Why is it more acceptable if a racial spoils system comes at the expense of "affluent, well-educated white elites"?
The reason they are elites is, in many cases, because they have educated themselves and worked hard to become experts in their professions.
This is pernicious Marxist class envy.
Affirmative Action: Poisoning the future to correct the past.
My “over-represented” Asian daughters learned a bit about the new system of racial spoils in college. Their Mom’s an immmigrant, and one of the girls was even born overseas, but they’re ineligible for the acceptance boosts and tuition reductions that many other racially-denoted subgroups freely receive. Japanese business types were “honorary whites” in apartheid South Africa; Asians are often unwillingly classified as “minority, but undeserving of free stuff” in American government and academia.
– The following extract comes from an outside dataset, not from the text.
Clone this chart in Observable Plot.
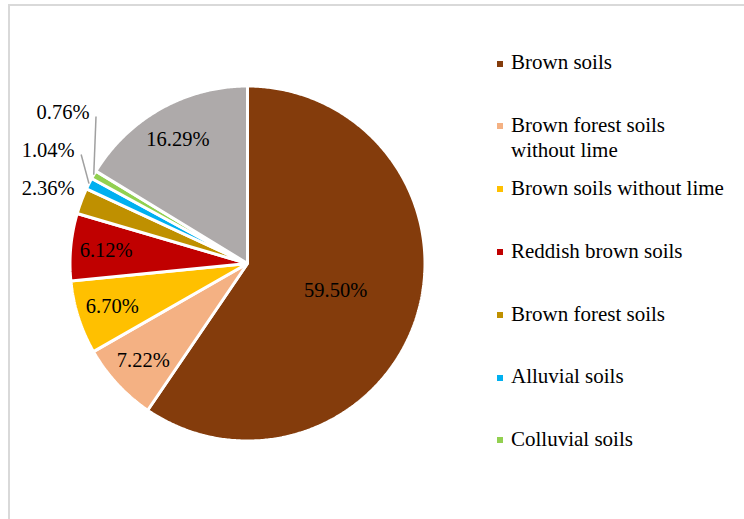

And Latina Sotomayor is certainly showing some more true colors, isn’t she, if she truly believes that any written test “is always going to put a certain group at the bottom of the pass rate so they’re never ever going to be promoted.”
Thanks for the ping!
Not me, she didn't express this part that well.
"The legacy of racism, and particularly the dehumanizing oppression of generations of blacks, is a terrible blot on our history. If we try to remedy it by maintaining a new system of racial spoilsnot at the expense of affluent, well-educated white elites, but of working-class, disadvantaged people who happen to be whitethe blot will only deepen."
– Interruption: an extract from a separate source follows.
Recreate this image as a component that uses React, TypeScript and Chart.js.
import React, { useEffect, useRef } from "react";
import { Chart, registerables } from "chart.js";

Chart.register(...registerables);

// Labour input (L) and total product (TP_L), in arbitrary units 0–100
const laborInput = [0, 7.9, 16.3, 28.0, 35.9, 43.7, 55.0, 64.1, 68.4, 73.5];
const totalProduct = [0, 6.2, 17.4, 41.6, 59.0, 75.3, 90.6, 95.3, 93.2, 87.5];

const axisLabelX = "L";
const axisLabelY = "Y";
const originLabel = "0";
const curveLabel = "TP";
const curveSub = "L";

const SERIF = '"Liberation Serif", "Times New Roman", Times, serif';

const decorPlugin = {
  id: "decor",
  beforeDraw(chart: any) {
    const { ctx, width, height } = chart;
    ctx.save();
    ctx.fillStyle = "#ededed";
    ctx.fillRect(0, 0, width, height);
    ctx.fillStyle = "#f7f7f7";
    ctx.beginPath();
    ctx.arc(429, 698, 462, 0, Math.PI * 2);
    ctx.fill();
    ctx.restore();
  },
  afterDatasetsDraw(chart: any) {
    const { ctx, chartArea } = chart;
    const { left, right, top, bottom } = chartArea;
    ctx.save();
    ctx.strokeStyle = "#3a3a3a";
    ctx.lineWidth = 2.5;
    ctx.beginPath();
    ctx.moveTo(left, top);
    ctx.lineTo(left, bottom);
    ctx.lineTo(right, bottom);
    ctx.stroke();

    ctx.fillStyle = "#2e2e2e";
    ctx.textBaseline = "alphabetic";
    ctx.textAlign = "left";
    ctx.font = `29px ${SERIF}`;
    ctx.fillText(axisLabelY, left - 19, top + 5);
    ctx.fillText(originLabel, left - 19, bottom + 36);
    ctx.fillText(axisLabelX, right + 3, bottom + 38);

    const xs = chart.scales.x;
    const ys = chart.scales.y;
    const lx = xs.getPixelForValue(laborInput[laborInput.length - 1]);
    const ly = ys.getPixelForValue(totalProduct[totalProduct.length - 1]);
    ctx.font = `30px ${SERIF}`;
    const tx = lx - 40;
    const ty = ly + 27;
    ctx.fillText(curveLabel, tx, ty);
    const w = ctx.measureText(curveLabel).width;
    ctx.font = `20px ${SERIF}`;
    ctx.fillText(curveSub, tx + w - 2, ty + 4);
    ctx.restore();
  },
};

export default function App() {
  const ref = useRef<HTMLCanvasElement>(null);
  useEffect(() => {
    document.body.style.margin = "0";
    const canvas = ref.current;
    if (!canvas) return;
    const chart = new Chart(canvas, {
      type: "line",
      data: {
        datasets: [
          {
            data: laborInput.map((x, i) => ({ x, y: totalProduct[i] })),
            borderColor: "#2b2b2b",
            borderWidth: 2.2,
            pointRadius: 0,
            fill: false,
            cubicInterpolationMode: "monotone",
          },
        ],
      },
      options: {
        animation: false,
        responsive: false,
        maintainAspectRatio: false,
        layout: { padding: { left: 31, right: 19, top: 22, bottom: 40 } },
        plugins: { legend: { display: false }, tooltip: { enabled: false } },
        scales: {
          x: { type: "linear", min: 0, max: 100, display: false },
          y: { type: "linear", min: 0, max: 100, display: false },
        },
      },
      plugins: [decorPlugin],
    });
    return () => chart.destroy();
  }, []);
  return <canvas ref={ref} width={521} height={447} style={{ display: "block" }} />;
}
Think of the William Ayers and John Kerry types, kids of privilege and no good accomplishments.
Why is it more acceptable if a racial spoils system comes at the expense of "affluent, well-educated white elites"?
She was using it to draw a distinction in trying to show how evil reverse discrimination now is against middle and working class whites that were never able to profit from their station in life.
The reason they are elites is, in many cases, because they have educated themselves and worked hard to become experts in their professions.
Bill Ayers, John Kerry and the Kennedy clan?
This is pernicious Marxist class envy.
I doubt it. The author grew up in the Soviet Union. Put yourself in the shoes of someone that's a white male from humble origins who is discriminated against and mocked without rest or mercy. They just want a fair chance. Don't you want it based on merit?
I’m quite sure we are the only country with an official racial classification system that is legally binding. Some company we keep with that.
Welcome to Obama's Amerika.
I very much want it based on merit.
Calling John Kerry and Ted Kennedy “well-educated” makes a mockery of “education”.